If someone told you to "claim 0 to get a bigger refund" or "claim 1 so you keep more each check," they are describing a form the IRS retired in 2020. Allowances are gone. There is no box to enter a number of them, and the mental model built around them no longer maps to anything on the page.
The W-4 you fill out today asks plainer questions: what is your filing status, do you have another job or a working spouse, how many kids can you claim, and are there specific dollar amounts you want added or subtracted. Done right, it is less guesswork than the old version, not more.
What the W-4 actually does
The W-4 is the form that tells your employer how much federal income tax to hold back from each paycheck. It does not change what you owe the IRS at the end of the year — that number is fixed by your income and your actual tax situation. What it changes is the timing: whether you pay it in evenly across 26 paychecks, overpay and get a refund in the spring, or underpay and owe a balance.
A refund is not free money. It means you handed the government an interest-free loan all year and are getting your own money back. Owing a small amount at tax time is not a failure either — it means your withholding was tuned close to your real bill. The goal of a good W-4 is to land near zero in either direction.
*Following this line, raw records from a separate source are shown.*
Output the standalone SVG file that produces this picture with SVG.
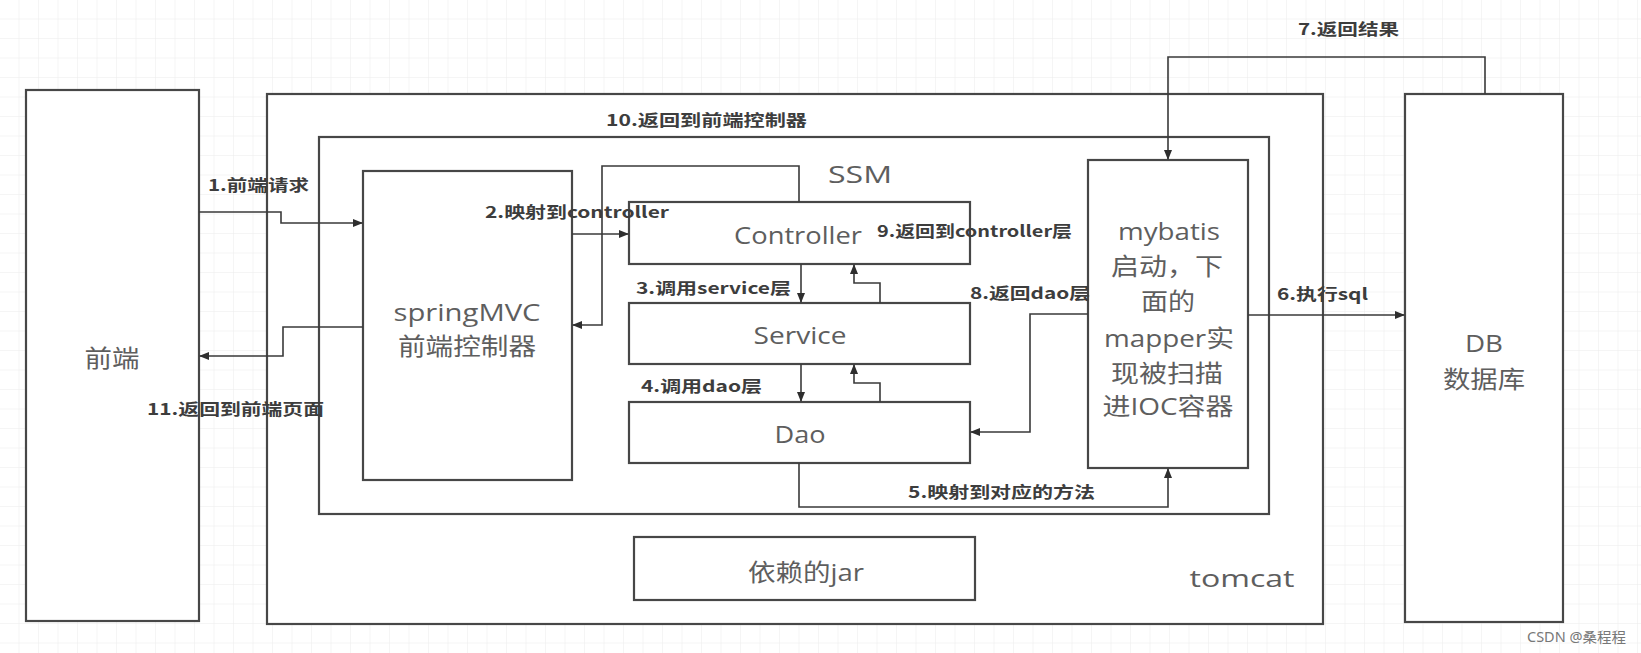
<svg xmlns="http://www.w3.org/2000/svg" width="1641" height="653" viewBox="0 0 1641 653">
<style>
.box{fill:#fff;stroke:#474747;stroke-width:2.2}
.con{fill:none;stroke:#3a3a3a;stroke-width:1.6}
.nl{font-family:"Open Sans","Noto Sans CJK SC",sans-serif;font-size:24px;fill:#5e5e5e;text-anchor:middle;dominant-baseline:central}
.el{font-family:"Noto Sans CJK SC","Noto Sans",sans-serif;font-size:16px;font-weight:bold;fill:#3d3d3d;dominant-baseline:central}
.wm{font-family:"Noto Sans","Noto Sans CJK SC",sans-serif;font-size:14px;fill:#777;dominant-baseline:central}
</style>
<defs>
<pattern id="grid" width="19.5" height="19.5" patternUnits="userSpaceOnUse">
<path d="M19.5 0V19.5H0" fill="none" stroke="#ececec" stroke-width="1"/>
</pattern>
<marker id="arr" viewBox="0 0 10 10" refX="9" refY="5" markerWidth="10" markerHeight="10" markerUnits="userSpaceOnUse" orient="auto">
<path d="M0,1 L10,5 L0,9 Z" fill="#2e2e2e"/>
</marker>
</defs>
<rect width="1641" height="653" fill="#fff"/>
<rect width="1641" height="653" fill="url(#grid)"/>

<g id="frontend"><rect class="box" x="26" y="90" width="173" height="531"/><text class="nl" x="112" y="357" textLength="55" lengthAdjust="spacingAndGlyphs">前端</text></g>
<g id="tomcat"><rect class="box" x="267" y="94" width="1056" height="530"/><text class="nl" x="1242" y="577" textLength="105" lengthAdjust="spacingAndGlyphs">tomcat</text></g>
<g id="ssm"><rect class="box" x="319" y="137" width="950" height="377"/><text class="nl" x="860" y="173" font-size="28" textLength="64" lengthAdjust="spacingAndGlyphs">SSM</text></g>
<g id="springmvc"><rect class="box" x="363" y="171" width="209" height="309"/><text class="nl" x="467" y="311" textLength="147" lengthAdjust="spacingAndGlyphs">springMVC</text><text class="nl" x="467" y="345" textLength="138" lengthAdjust="spacingAndGlyphs">前端控制器</text></g>
<g id="controller"><rect class="box" x="629" y="202" width="341" height="62"/><text class="nl" x="798" y="234" textLength="128" lengthAdjust="spacingAndGlyphs">Controller</text></g>
<g id="service"><rect class="box" x="629" y="303" width="341" height="61"/><text class="nl" x="800" y="334" textLength="93" lengthAdjust="spacingAndGlyphs">Service</text></g>
<g id="dao"><rect class="box" x="629" y="402" width="341" height="61"/><text class="nl" x="800" y="433" textLength="51" lengthAdjust="spacingAndGlyphs">Dao</text></g>
<g id="mybatis"><rect class="box" x="1088" y="160" width="160" height="308"/>
<text class="nl" x="1169" y="230" textLength="102" lengthAdjust="spacingAndGlyphs">mybatis</text>
<text class="nl" x="1167" y="265" textLength="112" lengthAdjust="spacingAndGlyphs">启动，下</text>
<text class="nl" x="1168" y="300" textLength="54" lengthAdjust="spacingAndGlyphs">面的</text>
<text class="nl" x="1169" y="337" textLength="130" lengthAdjust="spacingAndGlyphs">mapper实</text>
<text class="nl" x="1167" y="372" textLength="112" lengthAdjust="spacingAndGlyphs">现被扫描</text>
<text class="nl" x="1168" y="405" textLength="131" lengthAdjust="spacingAndGlyphs">进IOC容器</text></g>
<g id="jar"><rect class="box" x="634" y="537" width="341" height="63"/><text class="nl" x="806" y="571" textLength="116" lengthAdjust="spacingAndGlyphs">依赖的jar</text></g>
<g id="db"><rect class="box" x="1405" y="94" width="158" height="528"/><text class="nl" x="1484" y="342" textLength="38" lengthAdjust="spacingAndGlyphs">DB</text><text class="nl" x="1484" y="378" textLength="82" lengthAdjust="spacingAndGlyphs">数据库</text></g>

<g id="connectors">
<path class="con" marker-end="url(#arr)" d="M199,212 H281 V223 H362"/>
<path class="con" marker-end="url(#arr)" d="M572,234 H628"/>
<path class="con" marker-end="url(#arr)" d="M799,202 V166 H602 V325 H573"/>
<path class="con" marker-end="url(#arr)" d="M363,327 H283 V356 H200"/>
<path class="con" marker-end="url(#arr)" d="M801,264 V302"/>
<path class="con" marker-end="url(#arr)" d="M880,303 V283 H854 V265"/>
<path class="con" marker-end="url(#arr)" d="M801,364 V401"/>
<path class="con" marker-end="url(#arr)" d="M880,402 V383 H854 V365"/>
<path class="con" marker-end="url(#arr)" d="M1088,314 H1030 V432 H971"/>
<path class="con" marker-end="url(#arr)" d="M799,463 V507 H1168 V469"/>
<path class="con" marker-end="url(#arr)" d="M1248,315 H1404"/>
<path class="con" marker-end="url(#arr)" d="M1485,94 V57 H1168 V159"/>
<text class="el" x="208" y="184" textLength="101" lengthAdjust="spacingAndGlyphs">1.前端请求</text>
<text class="el" x="485" y="211" textLength="184" lengthAdjust="spacingAndGlyphs">2.映射到controller</text>
<text class="el" x="636" y="287" textLength="155" lengthAdjust="spacingAndGlyphs">3.调用service层</text>
<text class="el" x="641" y="385" textLength="121" lengthAdjust="spacingAndGlyphs">4.调用dao层</text>
<text class="el" x="908" y="491" textLength="187" lengthAdjust="spacingAndGlyphs">5.映射到对应的方法</text>
<text class="el" x="1277" y="293" textLength="91" lengthAdjust="spacingAndGlyphs">6.执行sql</text>
<text class="el" x="1298" y="28" textLength="101" lengthAdjust="spacingAndGlyphs">7.返回结果</text>
<text class="el" x="970" y="292" textLength="120" lengthAdjust="spacingAndGlyphs">8.返回dao层</text>
<text class="el" x="877" y="230" textLength="195" lengthAdjust="spacingAndGlyphs">9.返回到controller层</text>
<text class="el" x="606" y="119" textLength="201" lengthAdjust="spacingAndGlyphs">10.返回到前端控制器</text>
<text class="el" x="147" y="408" textLength="177" lengthAdjust="spacingAndGlyphs">11.返回到前端页面</text>
</g>
<text class="wm" x="1527" y="636" textLength="99" lengthAdjust="spacingAndGlyphs">CSDN @桑程程</text>
</svg>
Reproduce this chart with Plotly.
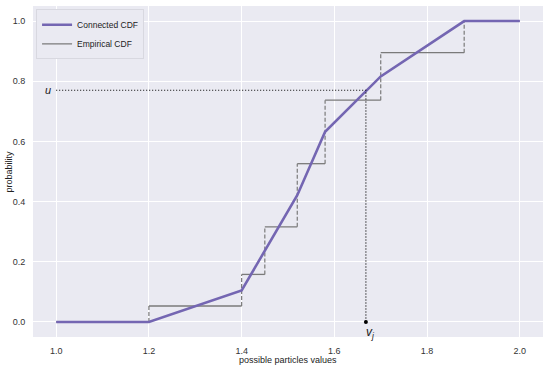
import plotly.graph_objects as go

# Data
connected_x = [1.0, 1.2, 1.4, 1.52, 1.58, 1.7, 1.88, 2.0]
connected_y = [0.0, 0.0, 0.105, 0.421, 0.632, 0.816, 1.0, 1.0]

step_x = [1.0, 1.2, 1.4, 1.45, 1.52, 1.58, 1.7, 1.88, 2.0]
step_y = [0.0, 0.053, 0.158, 0.316, 0.526, 0.737, 0.895, 1.0]

u_value = 0.77
v_value = 1.668
x_ticks = [1.0, 1.2, 1.4, 1.6, 1.8, 2.0]
y_ticks = [0.0, 0.2, 0.4, 0.6, 0.8, 1.0]

PURPLE = "#7466B2"
GRAY = "#7A7A7A"
FONT = "Liberation Sans, Arial, sans-serif"

# horizontal segments
hx, hy = [], []
for i, yv in enumerate(step_y):
    hx += [step_x[i], step_x[i + 1], None]
    hy += [yv, yv, None]
# vertical dashed segments
vx, vy = [], []
for i in range(1, len(step_y)):
    vx += [step_x[i], step_x[i], None]
    vy += [step_y[i - 1], step_y[i], None]

fig = go.Figure()
fig.add_trace(go.Scatter(x=hx, y=hy, mode="lines", line=dict(color=GRAY, width=1.3),
                         name="Empirical CDF", legendgroup="emp", legendrank=2))
fig.add_trace(go.Scatter(x=vx, y=vy, mode="lines", line=dict(color=GRAY, width=1.2, dash="4px,2px"),
                         showlegend=False, legendgroup="emp"))
fig.add_trace(go.Scatter(x=connected_x, y=connected_y, mode="lines",
                         line=dict(color=PURPLE, width=2.6), name="Connected CDF", legendrank=1))
# dotted guide lines
fig.add_trace(go.Scatter(x=[connected_x[0], v_value, v_value], y=[u_value, u_value, 0.0], mode="lines",
                         line=dict(color="black", width=1.2, dash="1px,2px"), showlegend=False))
fig.add_trace(go.Scatter(x=[v_value], y=[0.0], mode="markers",
                         marker=dict(color="black", size=4), showlegend=False))

fig.add_annotation(x=connected_x[0], y=u_value, text="<i>u</i>", showarrow=False,
                   xanchor="right", xshift=-3, font=dict(size=11, color="#222", family=FONT))
fig.add_annotation(x=v_value, y=0.0, text="<i>v<sub>j</sub></i>", showarrow=False,
                   xanchor="left", yanchor="top", xshift=-2, yshift=-1,
                   font=dict(size=12, color="#222", family=FONT))
# axis titles
fig.add_annotation(x=0.5, y=0, xref="paper", yref="paper", text="possible particles values",
                   showarrow=False, xanchor="center", yanchor="top", yshift=-16,
                   font=dict(size=9, color="#222", family=FONT))
fig.add_annotation(x=0, y=0.5, xref="paper", yref="paper", text="probability",
                   showarrow=False, xanchor="center", yanchor="middle", xshift=-25, textangle=-90,
                   font=dict(size=9, color="#222", family=FONT))

axis_common = dict(showgrid=True, gridcolor="white", gridwidth=1, zeroline=False,
                   showline=False, ticks="outside", tickcolor="rgba(0,0,0,0)", automargin=False,
                   tickfont=dict(size=9, color="#333", family=FONT))
fig.update_xaxes(range=[0.95, 2.05], tickvals=x_ticks, ticktext=[f"{t:.1f}" for t in x_ticks],
                 ticklen=5, **axis_common)
fig.update_yaxes(range=[-0.05, 1.05], tickvals=y_ticks, ticktext=[f"{t:.1f}" for t in y_ticks],
                 ticklen=5, **axis_common)

fig.update_layout(
    width=550, height=368,
    margin=dict(l=33, r=7, t=6, b=31),
    paper_bgcolor="white", plot_bgcolor="#EAEAF2",
    font=dict(family=FONT),
    legend=dict(x=0.006, y=0.99, xanchor="left", yanchor="top",
                bgcolor="#EAEAF2", bordercolor="#D8D8E0", borderwidth=1,
                font=dict(size=8.5, color="#222", family=FONT),
                tracegroupgap=0, itemwidth=30),
)

fig.write_html("out.html", config={"displayModeBar": False},
               post_script="document.body.style.margin='0';document.body.style.overflow='hidden';")
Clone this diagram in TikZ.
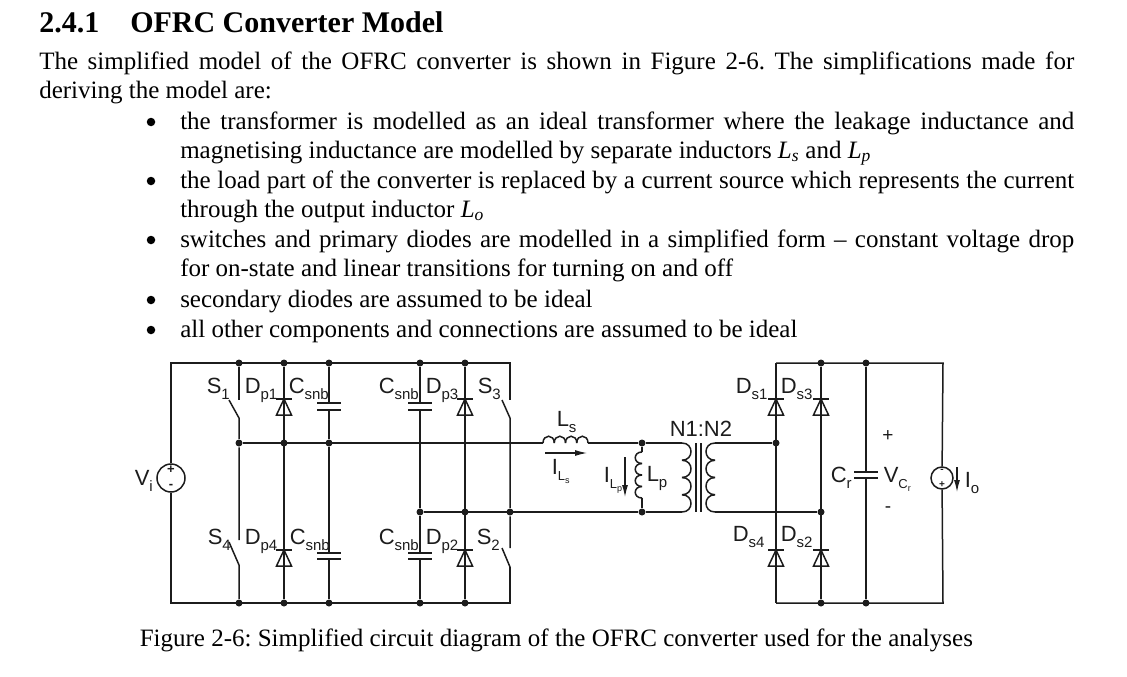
\documentclass[tikz,border=0pt]{standalone}
\usepackage{fontspec}
\setmainfont{Liberation Serif}
\newfontfamily\labfont{Liberation Sans}
\usetikzlibrary{arrows.meta}
\definecolor{wire}{HTML}{1C1C1C}
\frenchspacing
\newcommand{\lab}[2]{#1\raisebox{-6pt}{\fontsize{15}{15}\selectfont #2}}
\newcommand{\subsub}[2]{\fontsize{13}{13}\selectfont #1\raisebox{-3pt}{\fontsize{9}{9}\selectfont #2}}
\newcommand{\fullline}[1]{\hbox to 1035pt{#1}}
\newcommand{\itemline}[1]{\hbox to 894pt{#1}}
\newcommand{\ital}[2]{\textit{#1}\textsubscript{\textit{#2}}}
\begin{document}
\begin{tikzpicture}[x=1pt, y=-1pt, line width=1.5pt, color=wire]
    \tikzstyle{dot}=[circle, fill=wire, inner sep=0pt, minimum size=7pt]
    \tikzstyle{bulletdot}=[circle, fill=black, inner sep=0pt, minimum size=8.5pt]
    \tikzstyle{source}=[circle, draw=wire, inner sep=0pt]
    \tikzstyle{body}=[anchor=base west, inner sep=0pt, text=black, font=\fontsize{25}{25}\selectfont]
    \tikzstyle{headline}=[anchor=base west, inner sep=0pt, text=black, font=\bfseries\fontsize{30}{30}\selectfont]
    \tikzstyle{lbl}=[anchor=base west, inner sep=0pt, font=\labfont\fontsize{22}{22}\selectfont]
    \tikzstyle{current}=[-{Latex[length=12pt,width=6pt]}, line width=1.1pt]
    \useasboundingbox (0,0) rectangle (1127,677);
    % text
    \node [headline] (numhead) at (38.5,33) {2.4.1};
    \node [headline] (head) at (129.5,33) {OFRC Converter Model};
    \node [body] (p1) at (38.5,70) {\fullline{The simplified model of the OFRC converter is shown in Figure 2-6. The simplifications made for}};
    \node [body] (p2) at (38.5,99) {deriving the model are:};
    \node [body] (i1) at (179.5,129) {\itemline{the transformer is modelled as an ideal transformer where the leakage inductance and}};
    \node [body] (i2) at (179.5,158) {magnetising inductance are modelled by separate inductors \ital{L}{s} and \ital{L}{p}};
    \node [body] (i3) at (179.5,188) {\itemline{the load part of the converter is replaced by a current source which represents the current}};
    \node [body] (i4) at (179.5,217) {through the output inductor \ital{L}{o}};
    \node [body] (i5) at (179.5,247) {\itemline{switches and primary diodes are modelled in a simplified form -- constant voltage drop}};
    \node [body] (i6) at (179.5,276) {for on-state and linear transitions for turning on and off};
    \node [body] (i7) at (179.5,307) {secondary diodes are assumed to be ideal};
    \node [body] (i8) at (179.5,337) {all other components and connections are assumed to be ideal};
    \foreach \n/\y in {b1/122, b2/181, b3/240, b4/300, b5/330}
        \node [bulletdot] (\n) at (151,\y) {};
    \node [body] (caption) at (139,646) {Figure 2-6: Simplified circuit diagram of the OFRC converter used for the analyses};
    % junctions
    \foreach \n/\x/\y in {ts1/239/363, td1/284/363, tc1/329/363, tc3/420/363, td3/465/363,
        bs4/239/603, bd4/284/603, bc4/329/603, bc2/420/603, bd2/465/603,
        ms1/239/443, md1/284/443, mc1/329/443, nc3/420/512, nd3/465/512, ns3/510/512,
        mlp/642/443, nlp/642/512, mds/776/443, nds/821/512,
        tds/821/363, tcr/866/363, bds/821/603, bcr/866/603}
        \node [dot] (\n) at (\x,\y) {};
    \foreach \n/\x/\y in {tl/171/363, bl/171/603, tr/510/363, br/510/603, trr/943/363, brr/943/603,
        tdl/776/363, bdl/776/603, nw/543/443, ne/588/443,
        s1a/239/400, s1b/229/400, s1c/239/418, s4a/239/540, s4b/229/542, s4c/239/565,
        s3a/510/400, s3b/502/400, s3c/510/418, s2a/510/548, s2b/502/548, s2c/510/567,
        c1a/329/403, c1b/329/410, c4a/329/553, c4b/329/559,
        c3a/420/403, c3b/420/410, c2a/420/553, c2b/420/559,
        cra/866/472, crb/866/478, lpa/642/452, lpb/642/498, pa/682/443, pb/682/512, sa/715/443, sb/715/512,
        ka1/696/443, kb1/696/512, ka2/701/443, kb2/701/512,
        ila/545/453, ilb/587/453, ipa/625/457, ipb/625/497, ioa/957/467, iob/957/492}
        \coordinate (\n) at (\x,\y);
    % sources
    \node [source, minimum size=28pt] (vi) at (171,478) {};
    \node [source, minimum size=22pt] (io) at (942,478) {};
    \node [inner sep=0pt, font=\labfont\bfseries\fontsize{13}{13}\selectfont] (vip) at (171,470) {+};
    \node [inner sep=0pt, font=\labfont\bfseries\fontsize{13}{13}\selectfont] (vim) at (171,486) {-};
    \node [inner sep=0pt, font=\labfont\bfseries\fontsize{10}{10}\selectfont] (iom) at (942,471) {-};
    \node [inner sep=0pt, font=\labfont\bfseries\fontsize{10}{10}\selectfont] (iop) at (942,485) {+};
    % bridge wires
    \draw (vi) -- (tl) -- (tr) -- (s3a);
    \draw (vi) -- (bl) -- (br) -- (s2c);
    \draw (ts1) -- (s1a);
    \draw (s1b) -- (s1c) -- (ms1) -- (s4a);
    \draw (s4b) -- (s4c) -- (bs4);
    \draw (s3b) -- (s3c) -- (ns3) -- (s2a);
    \draw (s2b) -- (s2c);
    \draw (td1) -- (bd4);
    \draw (td3) -- (bd2);
    \draw (tc1) -- (c1a);
    \draw (c1b) -- (mc1) -- (c4a);
    \draw (c4b) -- (bc4);
    \draw (tc3) -- (c3a);
    \draw (c3b) -- (nc3) -- (c2a);
    \draw (c2b) -- (bc2);
    \draw (ms1) -- (nw);
    \draw (ne) -- (mlp) -- (pa);
    \draw (nc3) -- (nlp) -- (pb);
    \draw (mlp) -- (lpa);
    \draw (lpb) -- (nlp);
    % rectifier wires
    \draw (tdl) -- (bdl);
    \draw (tds) -- (bds);
    \draw (tdl) -- (trr) -- (io);
    \draw (bdl) -- (brr) -- (io);
    \draw (sa) -- (mds);
    \draw (sb) -- (nds);
    \draw (tcr) -- (cra);
    \draw (crb) -- (bcr);
    % core
    \draw (ka1) -- (kb1);
    \draw (ka2) -- (kb2);
    % coils
    \foreach \i in {0,1,2,3} {
        \draw ({543+11.25*\i},443) .. controls ({543+11.25*\i},434) and ({554.25+11.25*\i},434) .. ({554.25+11.25*\i},443);
        \draw (642,{452+11.5*\i}) .. controls (633,{452+11.5*\i}) and (633,{463.5+11.5*\i}) .. (642,{463.5+11.5*\i});
        \draw (682,{443+17.25*\i}) .. controls (694,{443+17.25*\i}) and (694,{460.25+17.25*\i}) .. (682,{460.25+17.25*\i});
        \draw (715,{443+17.25*\i}) .. controls (703,{443+17.25*\i}) and (703,{460.25+17.25*\i}) .. (715,{460.25+17.25*\i});
    }
    % diodes
    \foreach \x/\y in {284/399, 284/550, 465/399, 465/550, 776/399, 776/550, 821/399, 821/550} {
        \draw (\x-8,\y) -- (\x+8,\y);
        \draw (\x,\y) -- (\x-7.5,\y+16) -- (\x+7.5,\y+16) -- cycle;
    }
    % capacitors
    \foreach \x/\y/\z in {329/403/410, 329/553/559, 420/403/410, 420/553/559, 866/472/478} {
        \draw (\x-12,\y) -- (\x+12,\y);
        \draw (\x-12,\z) -- (\x+12,\z);
    }
    % currents
    \draw [current] (ila) -- (ilb);
    \draw [current] (ipa) -- (ipb);
    \draw [current] (ioa) -- (iob);
    % labels
    \node [lbl] (s1) at (206,393) {\lab{S}{1}};
    \node [lbl] (dp1) at (244,393) {\lab{D}{p1}};
    \node [lbl] (cs1) at (288,393) {\lab{C}{snb}};
    \node [lbl] (cs3) at (378,393) {\lab{C}{snb}};
    \node [lbl] (dp3) at (425,393) {\lab{D}{p3}};
    \node [lbl] (s3) at (477,393) {\lab{S}{3}};
    \node [lbl] (s4) at (207,544) {\lab{S}{4}};
    \node [lbl] (dp4) at (244,544) {\lab{D}{p4}};
    \node [lbl] (cs4) at (289,544) {\lab{C}{snb}};
    \node [lbl] (cs2) at (378,544) {\lab{C}{snb}};
    \node [lbl] (dp2) at (425,544) {\lab{D}{p2}};
    \node [lbl] (s2) at (476,544) {\lab{S}{2}};
    \node [lbl] (vil) at (134,485) {\lab{V}{i}};
    \node [lbl] (ls) at (556,426) {\lab{L}{s}};
    \node [lbl] (ils) at (551,474) {\lab{I}{\subsub{L}{s}}};
    \node [lbl] (ilp) at (603,482) {\lab{I}{\subsub{L}{p}}};
    \node [lbl] (lp) at (646,481) {\lab{L}{p}};
    \node [lbl] (n12) at (669,436) {N1:N2};
    \node [lbl] (ds1) at (735,393) {\lab{D}{s1}};
    \node [lbl] (ds3) at (780,393) {\lab{D}{s3}};
    \node [lbl] (ds4) at (732,541) {\lab{D}{s4}};
    \node [lbl] (ds2) at (780,541) {\lab{D}{s2}};
    \node [lbl] (cr) at (830,482) {\lab{C}{r}};
    \node [lbl] (vcr) at (883,482) {\lab{V}{\subsub{C}{r}}};
    \node [lbl] (iol) at (964,487) {\lab{I}{o}};
    \node [anchor=center, inner sep=0pt, font=\labfont\fontsize{19}{19}\selectfont] (plus) at (888,436) {+};
    \node [anchor=center, inner sep=0pt, font=\labfont\fontsize{19}{19}\selectfont] (minus) at (888,510) {-};
\end{tikzpicture}
\end{document}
Step 1 and Step 5 are the only required parts
The form has five steps, but only two are mandatory for everyone. Step 1 is your name, address, Social Security number, and filing status — single or married filing separately, married filing jointly, or head of household. Step 5 is where you sign and date it. If you fill in nothing else, your employer withholds at the plain rate for your filing status with no adjustments. For a single person with one job and no complications, that is often the correct answer, and Steps 2 through 4 stay blank on purpose.
Skipping the middle steps is not lazy. It is the intended default for a simple situation. The middle steps exist to correct the two directions the default gets wrong: households with more than one income, and people with dependents or unusual deductions.
Step 2 is the one people miss — and it costs them
Step 2 handles the situation where you have more than one job, or you are married filing jointly and your spouse also works. This is the step that quietly causes the most underwithholding. Each job, on its own, withholds as if it is your only income, so two jobs together often hold back too little and you get a surprise bill in April.
The cleanest fix is the checkbox in Step 2(c): if there are exactly two jobs in the household with roughly similar pay, both spouses check that box on their own W-4, and withholding is adjusted to account for the combined income. If the jobs pay very differently, the IRS Tax Withholding Estimator at irs.gov gives a more precise answer. If you have a second job or a working spouse and you left Step 2 blank, that is the first place to look when you owe money at tax time.
Step 3 is dependents, in dollars now
The old form counted dependents as allowances. The new one asks for a dollar amount, and it does the credit math for you. If your total income is under the threshold (currently $200,000 single, $400,000 married filing jointly), you multiply your qualifying children under 17 by $2,000 and other dependents by $500, and enter the total. Two young kids is $4,000 entered here.
Whatever you enter in Step 3 reduces your withholding across the year, because it is telling your employer you will get those credits at tax time. This is the step that replaces most of what "claiming allowances" used to do — but instead of a vague number, it maps directly to the actual child tax credit you expect to receive.
Step 4 is the fine-tuning knob
Step 4 has three optional lines for adjustments the rest of the form does not capture. Line 4(a) is for other income you want covered by withholding — interest, dividends, gig work — so you are not stuck paying it in a lump sum. Line 4(b) is for deductions beyond the standard deduction, if you itemize. Line 4(c) is a flat extra dollar amount to withhold from every check, which is the simplest way to nudge yourself from "owe a little" toward "break even."
Line 4(c) is the tool to reach for if you consistently owe at tax time and cannot pin down why. Add an extra $25 or $50 per check and the shortfall shrinks. It is a blunt instrument, but it is a reliable one.
When to redo it
A W-4 is not set-and-forget. Redo it whenever your life changes the math: you get married or divorced, have a kid, take a second job, your spouse starts or stops working, or you buy a house and start itemizing. You can submit a new W-4 to your employer any time, as many times a year as you want — there is no annual window.
On Payrollix, you update your W-4 yourself in the employee portal under your profile rather than filling out a paper form and handing it to someone. The click-by-click steps live in our Help Center guide on editing your W-4. The thinking behind each step, though, is what is above — and it is the part the form does not explain.